This is the history of the Church that many of us were taught : Jesus came, Jesus died, Jesus rose again and ascended into heaven. Paul made his mission trips and took the Gospel to the Gentiles and wrote his letters. King James found a copy of the original scriptures that God had graciously dictated in the English of the King himself and the Pilgrims brought religious freedom to the new promised land called America.

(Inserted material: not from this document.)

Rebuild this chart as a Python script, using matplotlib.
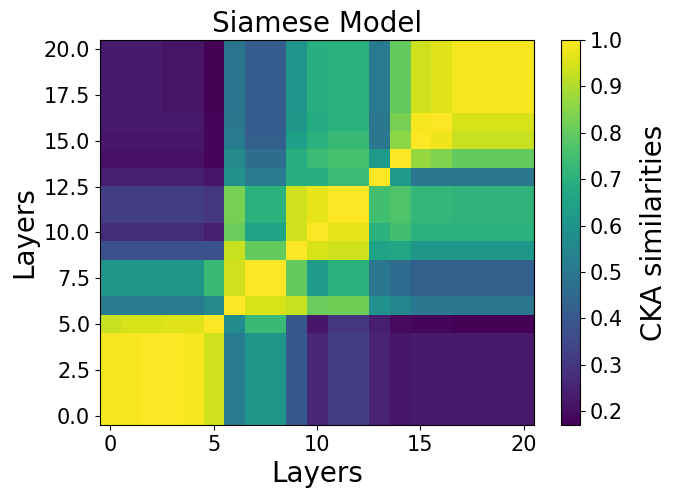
import numpy as np
import matplotlib
matplotlib.use('Agg')
from matplotlib import pyplot as plt

# CKA similarity matrix, rows = layer on y axis (0 at bottom)
row_0_4 = [0.99, 0.99, 1.00, 1.00, 0.99, 0.94, 0.51, 0.61, 0.61, 0.40, 0.26,
           0.32, 0.32, 0.25, 0.22, 0.23, 0.23, 0.23, 0.23, 0.23, 0.23]
row_5 = [0.93, 0.95, 0.95, 0.96, 0.96, 1.00, 0.57, 0.73, 0.73, 0.40, 0.22,
         0.30, 0.30, 0.24, 0.19, 0.18, 0.18, 0.17, 0.17, 0.17, 0.17]
row_6 = [0.51, 0.51, 0.51, 0.51, 0.51, 0.56, 1.00, 0.95, 0.95, 0.93, 0.81,
         0.82, 0.82, 0.59, 0.55, 0.50, 0.50, 0.50, 0.50, 0.50, 0.50]
row_7_8 = [0.61, 0.61, 0.61, 0.61, 0.61, 0.73, 0.94, 1.00, 1.00, 0.80, 0.63,
           0.70, 0.70, 0.50, 0.46, 0.42, 0.42, 0.42, 0.42, 0.42, 0.42]
row_9 = [0.38, 0.38, 0.38, 0.38, 0.38, 0.38, 0.93, 0.80, 0.80, 1.00, 0.95,
         0.94, 0.94, 0.65, 0.66, 0.61, 0.61, 0.61, 0.61, 0.61, 0.61]
row_10 = [0.28, 0.28, 0.28, 0.28, 0.28, 0.24, 0.81, 0.65, 0.65, 0.94, 1.00,
          0.97, 0.97, 0.70, 0.75, 0.70, 0.70, 0.70, 0.70, 0.70, 0.70]
row_11_12 = [0.32, 0.32, 0.32, 0.32, 0.32, 0.30, 0.83, 0.70, 0.70, 0.94, 0.97,
             1.00, 1.00, 0.75, 0.77, 0.72, 0.72, 0.71, 0.71, 0.71, 0.71]
row_13 = [0.24, 0.24, 0.24, 0.24, 0.24, 0.22, 0.59, 0.51, 0.51, 0.69, 0.69,
          0.74, 0.74, 1.00, 0.62, 0.50, 0.50, 0.50, 0.50, 0.50, 0.50]
row_14 = [0.21, 0.21, 0.21, 0.21, 0.21, 0.18, 0.56, 0.47, 0.47, 0.69, 0.74,
          0.76, 0.76, 0.62, 1.00, 0.87, 0.84, 0.80, 0.80, 0.80, 0.80]
row_15 = [0.22, 0.22, 0.22, 0.22, 0.22, 0.18, 0.51, 0.42, 0.42, 0.64, 0.70,
          0.73, 0.73, 0.50, 0.86, 1.00, 0.98, 0.93, 0.93, 0.93, 0.93]
row_16 = [0.23, 0.23, 0.23, 0.23, 0.23, 0.18, 0.50, 0.41, 0.41, 0.61, 0.68,
          0.70, 0.70, 0.50, 0.83, 0.99, 1.00, 0.95, 0.95, 0.95, 0.95]
row_17_20 = [0.23, 0.23, 0.23, 0.215, 0.215, 0.175, 0.49, 0.41, 0.41, 0.60, 0.69,
             0.70, 0.70, 0.51, 0.80, 0.94, 0.96, 0.99, 0.99, 0.99, 0.99]

cka = np.array([row_0_4] * 5 + [row_5, row_6, row_7_8, row_7_8, row_9, row_10,
               row_11_12, row_11_12, row_13, row_14, row_15, row_16] + [row_17_20] * 4)

fig = plt.figure(figsize=(6.81, 4.98), dpi=100)
ax = fig.add_axes([0.1468, 0.1466, 0.6373, 0.7731])
cax = fig.add_axes([0.8238, 0.1466, 0.0279, 0.7731])

im = ax.imshow(cka, origin='lower', cmap='viridis', aspect='auto')
ax.set_title('Siamese Model', fontsize=20)
ax.set_xlabel('Layers', fontsize=20)
ax.set_ylabel('Layers', fontsize=20)
ax.tick_params(labelsize=15)

cb = fig.colorbar(im, cax=cax)
cb.set_label('CKA similarities', fontsize=20, labelpad=12)
cb.ax.tick_params(labelsize=15)

fig.savefig('out.png', dpi=100)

There was a Great Awakening in the States in the 1800’s and the ‘true’ Church was born.
That version of Church history is a little like saying that American history is made up of the story of the first Thanksgiving, the Declaration of Independence, and the landing at Normandy on D-Day.
Such a truncated view of the history of the Church that many of us were taught has left us with little knowledge of and a great deal of suspicion about the ancient ways of the Church, the ancient ways that sustained the Church in the first place, the ways that made it possible for there have been any Church for the Pilgrims to bring over or anyone to revive or anywhere for you and I to go to wrestle with the Christian faith at all.

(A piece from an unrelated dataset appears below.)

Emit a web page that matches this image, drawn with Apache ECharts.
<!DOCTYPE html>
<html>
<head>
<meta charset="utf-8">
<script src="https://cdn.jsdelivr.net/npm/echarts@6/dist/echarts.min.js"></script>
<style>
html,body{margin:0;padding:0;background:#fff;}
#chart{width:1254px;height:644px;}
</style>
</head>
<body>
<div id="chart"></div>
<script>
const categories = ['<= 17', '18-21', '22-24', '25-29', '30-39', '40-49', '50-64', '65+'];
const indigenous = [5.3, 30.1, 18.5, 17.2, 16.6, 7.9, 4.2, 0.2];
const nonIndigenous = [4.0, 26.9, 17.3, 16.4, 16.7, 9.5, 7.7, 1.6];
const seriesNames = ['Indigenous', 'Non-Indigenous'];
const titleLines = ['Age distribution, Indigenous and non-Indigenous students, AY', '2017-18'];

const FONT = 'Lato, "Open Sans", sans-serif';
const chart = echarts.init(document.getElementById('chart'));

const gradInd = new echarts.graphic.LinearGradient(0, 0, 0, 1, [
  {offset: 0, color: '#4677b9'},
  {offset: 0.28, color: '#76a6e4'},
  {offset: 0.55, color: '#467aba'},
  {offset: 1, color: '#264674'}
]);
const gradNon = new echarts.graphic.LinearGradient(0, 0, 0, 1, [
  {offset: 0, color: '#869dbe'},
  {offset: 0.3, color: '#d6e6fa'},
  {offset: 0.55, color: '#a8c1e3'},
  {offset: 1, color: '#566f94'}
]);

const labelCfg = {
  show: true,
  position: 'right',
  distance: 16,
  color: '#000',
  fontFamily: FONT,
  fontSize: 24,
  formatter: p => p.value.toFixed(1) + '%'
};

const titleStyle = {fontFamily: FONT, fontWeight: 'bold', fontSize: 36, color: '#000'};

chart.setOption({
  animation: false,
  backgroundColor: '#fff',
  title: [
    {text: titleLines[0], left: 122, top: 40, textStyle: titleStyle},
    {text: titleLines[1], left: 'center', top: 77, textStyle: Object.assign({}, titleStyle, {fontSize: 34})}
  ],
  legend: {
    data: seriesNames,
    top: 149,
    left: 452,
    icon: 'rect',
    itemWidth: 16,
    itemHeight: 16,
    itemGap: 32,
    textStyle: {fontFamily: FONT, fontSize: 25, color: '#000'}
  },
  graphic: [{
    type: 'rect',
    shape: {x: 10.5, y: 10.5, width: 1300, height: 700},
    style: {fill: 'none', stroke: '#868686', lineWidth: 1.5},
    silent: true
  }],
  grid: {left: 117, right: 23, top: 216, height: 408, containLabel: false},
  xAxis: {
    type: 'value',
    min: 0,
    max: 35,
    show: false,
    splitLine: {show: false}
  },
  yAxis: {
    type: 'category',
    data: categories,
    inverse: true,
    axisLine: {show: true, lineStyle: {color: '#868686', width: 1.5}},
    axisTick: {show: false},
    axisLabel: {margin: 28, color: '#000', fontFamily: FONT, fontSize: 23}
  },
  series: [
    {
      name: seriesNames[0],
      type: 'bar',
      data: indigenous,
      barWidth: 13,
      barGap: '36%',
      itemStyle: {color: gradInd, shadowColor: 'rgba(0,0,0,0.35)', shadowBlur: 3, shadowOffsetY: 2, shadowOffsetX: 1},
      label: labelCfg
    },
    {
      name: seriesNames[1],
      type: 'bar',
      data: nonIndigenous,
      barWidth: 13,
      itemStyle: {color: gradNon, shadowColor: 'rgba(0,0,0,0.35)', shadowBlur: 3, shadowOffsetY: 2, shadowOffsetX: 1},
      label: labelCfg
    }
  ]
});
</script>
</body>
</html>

In the post-Reformation world, as the various reform and renewal movements began to spread across Europe and into the New World, there were great changes in the ways of the Church.
Some of what went into those changes were honest and necessary reactions to the excesses of the Catholic Church at the time. Some of the changes had as much to do with shifts in the culture and society and politics as they had to do with the Church. But either way, as Phyllis Tickle once observed, ‘In some ways we threw out the baby of the ancient along with the bath water of the Roman.’

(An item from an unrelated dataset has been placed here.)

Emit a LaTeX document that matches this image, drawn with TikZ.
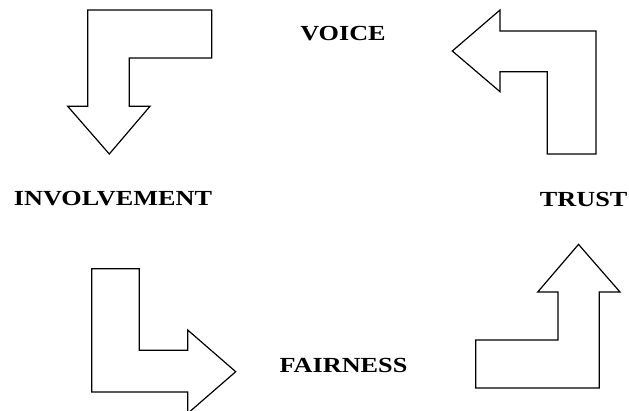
\documentclass[tikz,border=0pt]{standalone}
\usepackage{fontspec}
\setmainfont[FakeStretch=1.22]{Liberation Serif}
\usepackage{tikz}

\begin{document}
\begin{tikzpicture}[x=1pt,y=-1pt,line width=1.2pt,line join=miter,
        lbl/.style={font=\fontsize{21.5}{24}\selectfont\bfseries}]
        \useasboundingbox (0,0) rectangle (629,410);
        % bent arrows
        \draw (87.7,10) -- (211.7,10) -- (211.7,58) -- (129.3,58) -- (129.3,106.3) -- (150,106.3) -- (109.3,154) -- (67.7,106.3) -- (87.7,106.3) -- cycle;
        \draw (452.3,51) -- (500,10) -- (500,31) -- (596,31) -- (596,154) -- (547.3,154) -- (547.3,71.7) -- (500,71.7) -- (500,91.7) -- cycle;
        \draw (91.7,268.7) -- (139.3,268.7) -- (139.3,350.3) -- (187.7,350.3) -- (187.7,330) -- (235.7,371.7) -- (187.7,413.4) -- (187.7,392) -- (91.7,392) -- cycle;
        \draw (475.7,388) -- (599.3,388) -- (599.3,292) -- (620,292) -- (578.5,244.4) -- (537.7,292) -- (558,292) -- (558,340) -- (475.7,340) -- cycle;
        % labels
        \node[lbl] (voice) at (343,34) {VOICE};
        \node[lbl] (involvement) at (113,199) {INVOLVEMENT};
        \node[lbl] (trust) at (583.7,199) {TRUST};
        \node[lbl] (fairness) at (343.5,365) {FAIRNESS};
      \end{tikzpicture}
\end{document}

We who come from more evangelical traditions very often bring with us an ignorance of and a suspicion of the ancient, a fear of anything that smacks of being too Catholic. We were taught to be afraid that such things will lead us astray somehow.
Among other things, we were taught that liturgy was dead and lifeless and cold and rote, even though such liturgical practice was at the core of the worship and devotion of the early Church. We were taught that we need not take the Eucharist each week, even though it was the central act of Sabbath worship for the early Church. We were taught that fixed hour prayer was somehow not prayer in the Spirit, even though it was at the very center of daily devotion and practice in the early Church. Such a list can go on.
These days, more and more of us are afraid that those who taught us to be so afraid of the ancient were not actually right about it at all. I am among them.
And what I really am afraid of is that the ones who sustained the Church for all those years before the Reformation in Europe and the Awakening in America may have known some things about communion with God that I do not know. They are the ones who sustained the Church from days of Paul to the days of Jonathan Edwards. The crowd that I grew up with did not even exist yet.